設有問曰:何故具德月稱等未如是安立名言觀點呢?答曰:如上述相應聖者根本慧定的行境而抉擇真實勝義谛,對現有輪涅所攝的一切諸法尚未以理善加觀察時,僅以世間的共同所現、稱說的標准來衡量就已足夠。由于彼等遠離四邊,本來大離戲而安住,故名言現相不必詳細觀察而能立宗,因以分別念衡量時,許顯現法是有、是無或是識、非識等任何邊戲在實相中均不成立,以觀察勝義的應成理論能遮破一切邪執,自宗無有任何緣相,故無任何承認。如上所述之理,勿須分開二谛,徹底能遮破承許有無等任何法之觀點,因爲此(自續派)分開二谛以各自之量而衡量時,若未善加分辨者不能破立。然而此處(應成派)以觀察實相的理論作爲正量來抉擇真實勝義谛,即二谛無二雙運故。如(印度中觀生慧論師)在《入行論注釋》中雲:“勝義中沒有二谛。諸比丘!勝谛唯一”等引用經教之所述相同。月稱尊者是最初著重抉擇真實勝義谛的,所以因緣集聚的無欺顯現是所觀察之基或證悟勝義之方便門,以此而抉擇大離戲。在後得時,以二種正量對一切道相與果相作相應的衡量,並無妨害而承許破立的名言,此亦僅僅承許因緣緣起性或緣起生而已。若以名言量來衡量緣起性,應許順逆十二有支的流轉與還滅之相,以清淨與不清淨之心等依他起産生緣起法,故已明示了唯識之宗也。”以上直接引用甯瑪派大成就者全知麥彭仁波切的甚深金剛語來闡述唯識與中觀互不相違、圓融一致的觀點。
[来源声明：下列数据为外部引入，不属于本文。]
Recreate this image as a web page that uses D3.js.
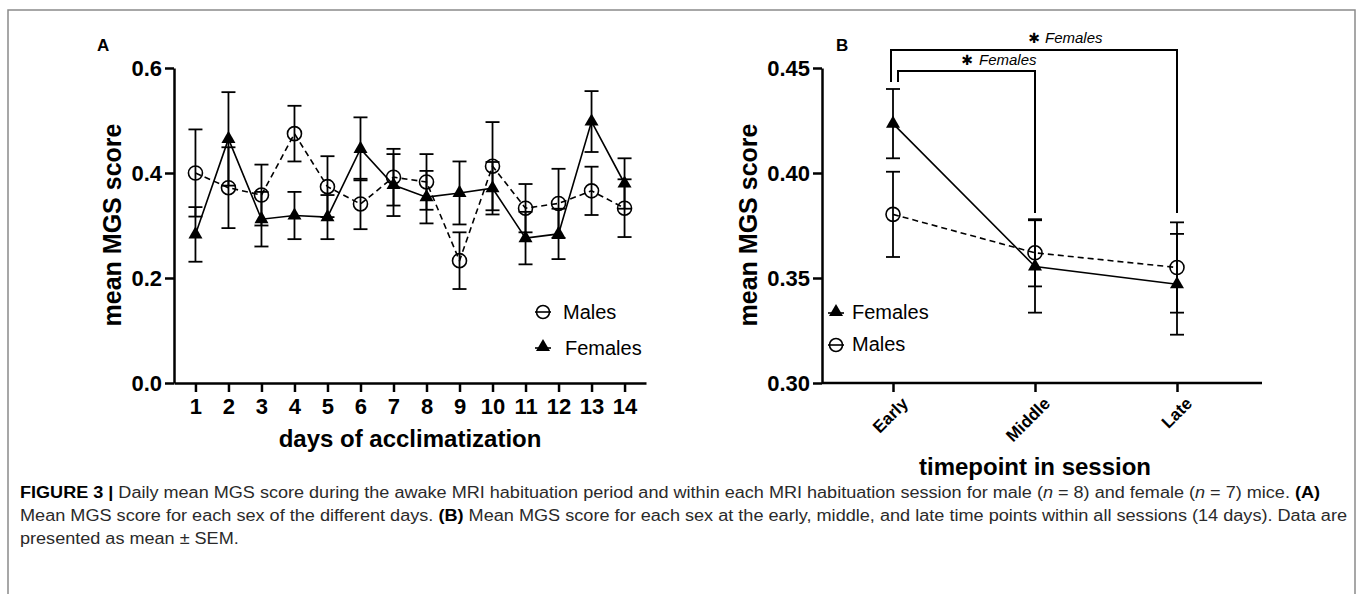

又在《文殊上師歡喜教言論》中雲:“如佛所說一切大乘可攝于五法叁自性等中(五法:相、名、妄相、如如、正智。叁自性:遍計、依他起、圓成實等中攝有八識與二種無我。)諸大乘者皆如是承許,然如何相應修持,乃有大師于此論(菩提薩埵的《中觀莊嚴頌》)中所開創的軌道,此論極爲重要。該論中于安立名言有事,以自續理論來著重抉擇有承認的假相勝義,雖屬自續派論師,然卻不能認爲彼者究竟見解較應成派低劣,如是創立了大乘二相雙運共同的軌道故。實際上二谛雙運極爲不住,法界之要相同,無有任何承認差別。由于具德月稱的密意即是直接顯現諸法自性清淨,所以名言假相均消融于法界,此甚深見解與大圓滿續部中所抉擇本來清淨之理相同,並且持明傳承者將此許爲自宗義,故劣我者亦應如是信願。然則此論(《中觀莊嚴頌》)乃爲大乘的共同大道,他將二大車之諸論彙入同一密意之江河,尤于勝義量依具德龍樹所安立之理、于名言量依吉祥法稱所安立之理,成爲二者圓融一味的正理大海,最終究竟趨入離四邊戲之大中觀。此論圓具六莊嚴等諸大車于大乘經典所诠釋的甚深要義,于大地上無有匹敵,故爲極妙善說之論。諸隨持中觀者對此何故不同于根本中觀論一樣恭敬呢?理應依多門(講聞、辯論、著問)精進而趣入。此論是開顯世尊密意法之大疏,無余涵攝勝車法軌之大海。隨順法界的根本慧定非能一坐而覺受,又在聞思時亦未了知破立理之極細關要,反而僅作意于高者之應成派,難得真實受益,故應以此論勝道來通達並持執中觀之深要。若能圓滿精通此論者,猶如藏人所說因明、中觀二獅交頭般獲得有義的名稱。二谛之量互助的無比善說,能勝施語大自在果位之此論,于聖境(印度)中亦獨一無二、絕無僅有,因爲攝集各大車軌正理的殊勝精華唯爲此者,在余論中只句未見故。若問如是安立的二相,是否爲龍樹阿阇黎所許之觀點呢?答曰:無疑是彼許之宗。如《六十正理論》雲:“說大種色等,正實屬識中,離彼了知者,豈非邪分別。”初二句,即世尊宣說四大及其生者,除分別識以外,無余外境,並皆由分別心顯現此等諸相,均攝于識中。後二句是指諸大種是外而存在或非外境之內識,凡是承許勝義中有自體者,既棄離了識自性的智慧義,亦無法現前清淨的智慧,難道不是邪遍計嗎?
二相大車之道規,安立一相之論典,
相應隨者能獲得,妙相勝乘法王政。
無論是非僅重複,雖持此方誠歡悅,
公正善說此論車,有難解者應安忍。
此等乃爲文間詩。”如是所說也。
《楞伽經》雲:“大慧菩薩白佛言,世尊,惟願爲說五法自性識,二種無我究竟分別相。我及余菩薩摩诃薩于一切地次第相續分別此法,入一切佛法。入一切佛法者,乃至如來自覺地。佛告大慧,谛聽,谛聽,善思念之。大慧白佛言,唯然受教。佛告大慧,五法自性識,二種無我,分別趣相者,謂名、相、妄…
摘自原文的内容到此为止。